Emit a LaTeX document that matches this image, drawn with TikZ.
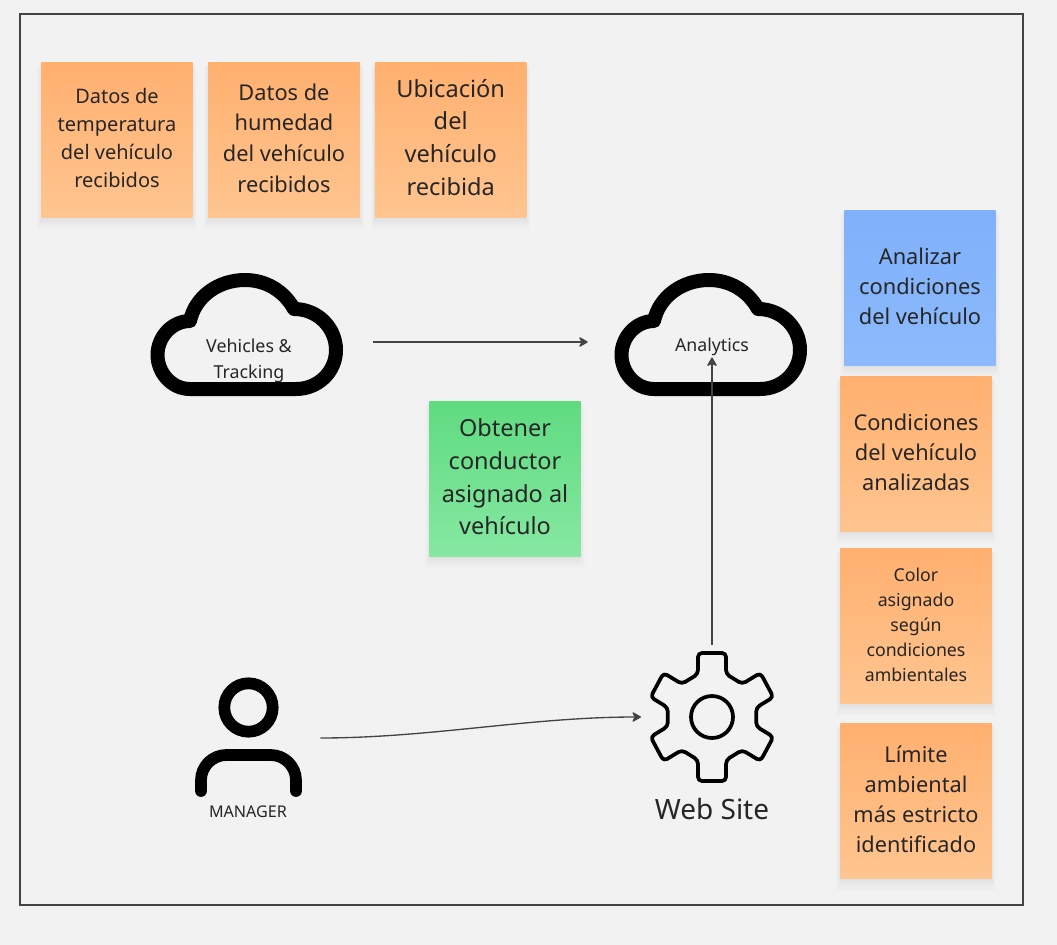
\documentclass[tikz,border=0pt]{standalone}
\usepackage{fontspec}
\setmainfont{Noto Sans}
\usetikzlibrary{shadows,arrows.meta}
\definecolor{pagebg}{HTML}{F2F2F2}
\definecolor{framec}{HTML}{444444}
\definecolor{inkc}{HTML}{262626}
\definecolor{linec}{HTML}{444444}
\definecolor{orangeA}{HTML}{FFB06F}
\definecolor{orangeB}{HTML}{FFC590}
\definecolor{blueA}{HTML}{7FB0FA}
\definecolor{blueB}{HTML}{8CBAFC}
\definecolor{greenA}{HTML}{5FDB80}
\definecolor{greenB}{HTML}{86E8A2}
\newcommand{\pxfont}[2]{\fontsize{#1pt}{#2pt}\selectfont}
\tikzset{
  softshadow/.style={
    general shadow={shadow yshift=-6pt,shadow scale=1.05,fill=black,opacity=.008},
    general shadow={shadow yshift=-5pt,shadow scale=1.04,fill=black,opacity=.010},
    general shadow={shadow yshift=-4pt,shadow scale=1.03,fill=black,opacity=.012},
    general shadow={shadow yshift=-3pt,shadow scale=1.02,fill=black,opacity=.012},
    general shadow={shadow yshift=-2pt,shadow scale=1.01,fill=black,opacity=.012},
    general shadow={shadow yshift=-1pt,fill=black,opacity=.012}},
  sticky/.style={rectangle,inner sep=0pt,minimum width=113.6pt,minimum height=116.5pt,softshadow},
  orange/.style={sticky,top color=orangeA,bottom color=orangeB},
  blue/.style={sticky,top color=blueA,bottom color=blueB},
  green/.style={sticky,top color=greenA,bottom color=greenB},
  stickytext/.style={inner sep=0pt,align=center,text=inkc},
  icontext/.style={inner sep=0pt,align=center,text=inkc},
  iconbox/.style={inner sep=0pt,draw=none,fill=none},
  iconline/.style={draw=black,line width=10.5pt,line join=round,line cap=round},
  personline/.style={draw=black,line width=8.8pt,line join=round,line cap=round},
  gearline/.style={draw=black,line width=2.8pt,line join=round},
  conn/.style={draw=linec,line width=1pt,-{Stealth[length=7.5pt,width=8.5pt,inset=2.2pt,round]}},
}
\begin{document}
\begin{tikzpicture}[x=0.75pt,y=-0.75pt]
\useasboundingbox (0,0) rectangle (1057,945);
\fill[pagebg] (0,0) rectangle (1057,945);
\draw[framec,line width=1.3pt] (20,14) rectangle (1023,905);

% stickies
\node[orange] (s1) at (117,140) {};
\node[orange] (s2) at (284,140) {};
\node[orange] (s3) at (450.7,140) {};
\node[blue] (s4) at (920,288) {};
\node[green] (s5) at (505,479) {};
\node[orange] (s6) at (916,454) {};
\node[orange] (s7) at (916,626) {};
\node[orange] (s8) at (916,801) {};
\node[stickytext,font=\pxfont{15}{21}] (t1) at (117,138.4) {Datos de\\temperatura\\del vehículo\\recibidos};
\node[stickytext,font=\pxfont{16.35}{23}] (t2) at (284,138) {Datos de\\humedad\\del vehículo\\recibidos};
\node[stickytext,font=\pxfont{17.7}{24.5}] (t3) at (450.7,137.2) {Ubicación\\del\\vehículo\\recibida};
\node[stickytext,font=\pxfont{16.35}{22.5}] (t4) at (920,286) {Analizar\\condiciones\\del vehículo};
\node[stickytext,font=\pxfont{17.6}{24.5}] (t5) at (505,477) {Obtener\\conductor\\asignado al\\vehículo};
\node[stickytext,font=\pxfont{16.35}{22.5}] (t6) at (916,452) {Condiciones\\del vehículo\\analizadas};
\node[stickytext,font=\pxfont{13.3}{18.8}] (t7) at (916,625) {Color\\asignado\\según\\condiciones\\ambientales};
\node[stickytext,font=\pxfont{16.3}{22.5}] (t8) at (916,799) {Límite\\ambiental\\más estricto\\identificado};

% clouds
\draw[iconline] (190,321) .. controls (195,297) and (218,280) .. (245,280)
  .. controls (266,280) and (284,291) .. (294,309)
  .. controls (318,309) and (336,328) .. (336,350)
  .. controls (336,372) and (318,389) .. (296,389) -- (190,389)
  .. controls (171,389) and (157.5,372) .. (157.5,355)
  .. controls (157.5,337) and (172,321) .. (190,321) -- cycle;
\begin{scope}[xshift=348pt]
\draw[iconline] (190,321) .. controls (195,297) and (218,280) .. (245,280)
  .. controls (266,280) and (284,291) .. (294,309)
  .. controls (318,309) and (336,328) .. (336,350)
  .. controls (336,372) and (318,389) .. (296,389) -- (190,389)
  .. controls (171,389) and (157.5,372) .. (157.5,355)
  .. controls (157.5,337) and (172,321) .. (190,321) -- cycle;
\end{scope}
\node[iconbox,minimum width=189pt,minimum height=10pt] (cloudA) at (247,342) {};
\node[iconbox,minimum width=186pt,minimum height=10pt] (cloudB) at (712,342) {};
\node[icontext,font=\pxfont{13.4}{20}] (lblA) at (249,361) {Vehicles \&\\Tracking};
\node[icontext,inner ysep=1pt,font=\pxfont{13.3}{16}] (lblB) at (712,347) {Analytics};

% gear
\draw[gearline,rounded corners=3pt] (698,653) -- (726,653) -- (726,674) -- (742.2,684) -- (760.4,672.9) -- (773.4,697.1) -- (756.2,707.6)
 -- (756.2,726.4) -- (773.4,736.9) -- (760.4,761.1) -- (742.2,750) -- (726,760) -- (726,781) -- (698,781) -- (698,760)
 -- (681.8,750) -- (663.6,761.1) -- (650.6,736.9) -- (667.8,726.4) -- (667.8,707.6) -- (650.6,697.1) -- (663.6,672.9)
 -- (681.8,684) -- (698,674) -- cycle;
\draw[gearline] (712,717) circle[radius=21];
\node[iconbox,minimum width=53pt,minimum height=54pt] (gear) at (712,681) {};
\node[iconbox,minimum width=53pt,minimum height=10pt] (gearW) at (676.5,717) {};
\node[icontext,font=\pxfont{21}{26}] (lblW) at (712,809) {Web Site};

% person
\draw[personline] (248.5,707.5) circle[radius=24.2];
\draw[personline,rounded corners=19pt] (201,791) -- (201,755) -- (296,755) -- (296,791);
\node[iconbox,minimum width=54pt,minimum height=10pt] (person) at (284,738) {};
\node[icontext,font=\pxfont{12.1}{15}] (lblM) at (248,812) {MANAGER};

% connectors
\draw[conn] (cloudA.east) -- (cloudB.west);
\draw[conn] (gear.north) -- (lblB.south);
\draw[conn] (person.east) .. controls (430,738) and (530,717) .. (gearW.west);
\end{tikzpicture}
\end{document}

● Exercise requirements
Return the full material word for word. Do not include the pictures.

● Response
Emit a LaTeX document that matches this image, drawn with TikZ.
\documentclass[tikz,border=0pt]{standalone}
\usepackage{fontspec}
\setmainfont{Noto Sans}
\usetikzlibrary{shadows,arrows.meta}
\definecolor{pagebg}{HTML}{F2F2F2}
\definecolor{framec}{HTML}{444444}
\definecolor{inkc}{HTML}{262626}
\definecolor{linec}{HTML}{444444}
\definecolor{orangeA}{HTML}{FFB06F}
\definecolor{orangeB}{HTML}{FFC590}
\definecolor{blueA}{HTML}{7FB0FA}
\definecolor{blueB}{HTML}{8CBAFC}
\definecolor{greenA}{HTML}{5FDB80}
\definecolor{greenB}{HTML}{86E8A2}
\newcommand{\pxfont}[2]{\fontsize{#1pt}{#2pt}\selectfont}
\tikzset{
  softshadow/.style={
    general shadow={shadow yshift=-6pt,shadow scale=1.05,fill=black,opacity=.008},
    general shadow={shadow yshift=-5pt,shadow scale=1.04,fill=black,opacity=.010},
    general shadow={shadow yshift=-4pt,shadow scale=1.03,fill=black,opacity=.012},
    general shadow={shadow yshift=-3pt,shadow scale=1.02,fill=black,opacity=.012},
    general shadow={shadow yshift=-2pt,shadow scale=1.01,fill=black,opacity=.012},
    general shadow={shadow yshift=-1pt,fill=black,opacity=.012}},
  sticky/.style={rectangle,inner sep=0pt,minimum width=113.6pt,minimum height=116.5pt,softshadow},
  orange/.style={sticky,top color=orangeA,bottom color=orangeB},
  blue/.style={sticky,top color=blueA,bottom color=blueB},
  green/.style={sticky,top color=greenA,bottom color=greenB},
  stickytext/.style={inner sep=0pt,align=center,text=inkc},
  icontext/.style={inner sep=0pt,align=center,text=inkc},
  iconbox/.style={inner sep=0pt,draw=none,fill=none},
  iconline/.style={draw=black,line width=10.5pt,line join=round,line cap=round},
  personline/.style={draw=black,line width=8.8pt,line join=round,line cap=round},
  gearline/.style={draw=black,line width=2.8pt,line join=round},
  conn/.style={draw=linec,line width=1pt,-{Stealth[length=7.5pt,width=8.5pt,inset=2.2pt,round]}},
}
\begin{document}
\begin{tikzpicture}[x=0.75pt,y=-0.75pt]
\useasboundingbox (0,0) rectangle (1057,945);
\fill[pagebg] (0,0) rectangle (1057,945);
\draw[framec,line width=1.3pt] (20,14) rectangle (1023,905);

% stickies
\node[orange] (s1) at (117,140) {};
\node[orange] (s2) at (284,140) {};
\node[orange] (s3) at (450.7,140) {};
\node[blue] (s4) at (920,288) {};
\node[green] (s5) at (505,479) {};
\node[orange] (s6) at (916,454) {};
\node[orange] (s7) at (916,626) {};
\node[orange] (s8) at (916,801) {};
\node[stickytext,font=\pxfont{15}{21}] (t1) at (117,138.4) {Datos de\\temperatura\\del vehículo\\recibidos};
\node[stickytext,font=\pxfont{16.35}{23}] (t2) at (284,138) {Datos de\\humedad\\del vehículo\\recibidos};
\node[stickytext,font=\pxfont{17.7}{24.5}] (t3) at (450.7,137.2) {Ubicación\\del\\vehículo\\recibida};
\node[stickytext,font=\pxfont{16.35}{22.5}] (t4) at (920,286) {Analizar\\condiciones\\del vehículo};
\node[stickytext,font=\pxfont{17.6}{24.5}] (t5) at (505,477) {Obtener\\conductor\\asignado al\\vehículo};
\node[stickytext,font=\pxfont{16.35}{22.5}] (t6) at (916,452) {Condiciones\\del vehículo\\analizadas};
\node[stickytext,font=\pxfont{13.3}{18.8}] (t7) at (916,625) {Color\\asignado\\según\\condiciones\\ambientales};
\node[stickytext,font=\pxfont{16.3}{22.5}] (t8) at (916,799) {Límite\\ambiental\\más estricto\\identificado};

% clouds
\draw[iconline] (190,321) .. controls (195,297) and (218,280) .. (245,280)
  .. controls (266,280) and (284,291) .. (294,309)
  .. controls (318,309) and (336,328) .. (336,350)
  .. controls (336,372) and (318,389) .. (296,389) -- (190,389)
  .. controls (171,389) and (157.5,372) .. (157.5,355)
  .. controls (157.5,337) and (172,321) .. (190,321) -- cycle;
\begin{scope}[xshift=348pt]
\draw[iconline] (190,321) .. controls (195,297) and (218,280) .. (245,280)
  .. controls (266,280) and (284,291) .. (294,309)
  .. controls (318,309) and (336,328) .. (336,350)
  .. controls (336,372) and (318,389) .. (296,389) -- (190,389)
  .. controls (171,389) and (157.5,372) .. (157.5,355)
  .. controls (157.5,337) and (172,321) .. (190,321) -- cycle;
\end{scope}
\node[iconbox,minimum width=189pt,minimum height=10pt] (cloudA) at (247,342) {};
\node[iconbox,minimum width=186pt,minimum height=10pt] (cloudB) at (712,342) {};
\node[icontext,font=\pxfont{13.4}{20}] (lblA) at (249,361) {Vehicles \&\\Tracking};
\node[icontext,inner ysep=1pt,font=\pxfont{13.3}{16}] (lblB) at (712,347) {Analytics};

% gear
\draw[gearline,rounded corners=3pt] (698,653) -- (726,653) -- (726,674) -- (742.2,684) -- (760.4,672.9) -- (773.4,697.1) -- (756.2,707.6)
 -- (756.2,726.4) -- (773.4,736.9) -- (760.4,761.1) -- (742.2,750) -- (726,760) -- (726,781) -- (698,781) -- (698,760)
 -- (681.8,750) -- (663.6,761.1) -- (650.6,736.9) -- (667.8,726.4) -- (667.8,707.6) -- (650.6,697.1) -- (663.6,672.9)
 -- (681.8,684) -- (698,674) -- cycle;
\draw[gearline] (712,717) circle[radius=21];
\node[iconbox,minimum width=53pt,minimum height=54pt] (gear) at (712,681) {};
\node[iconbox,minimum width=53pt,minimum height=10pt] (gearW) at (676.5,717) {};
\node[icontext,font=\pxfont{21}{26}] (lblW) at (712,809) {Web Site};

% person
\draw[personline] (248.5,707.5) circle[radius=24.2];
\draw[personline,rounded corners=19pt] (201,791) -- (201,755) -- (296,755) -- (296,791);
\node[iconbox,minimum width=54pt,minimum height=10pt] (person) at (284,738) {};
\node[icontext,font=\pxfont{12.1}{15}] (lblM) at (248,812) {MANAGER};

% connectors
\draw[conn] (cloudA.east) -- (cloudB.west);
\draw[conn] (gear.north) -- (lblB.south);
\draw[conn] (person.east) .. controls (430,738) and (530,717) .. (gearW.west);
\end{tikzpicture}
\end{document}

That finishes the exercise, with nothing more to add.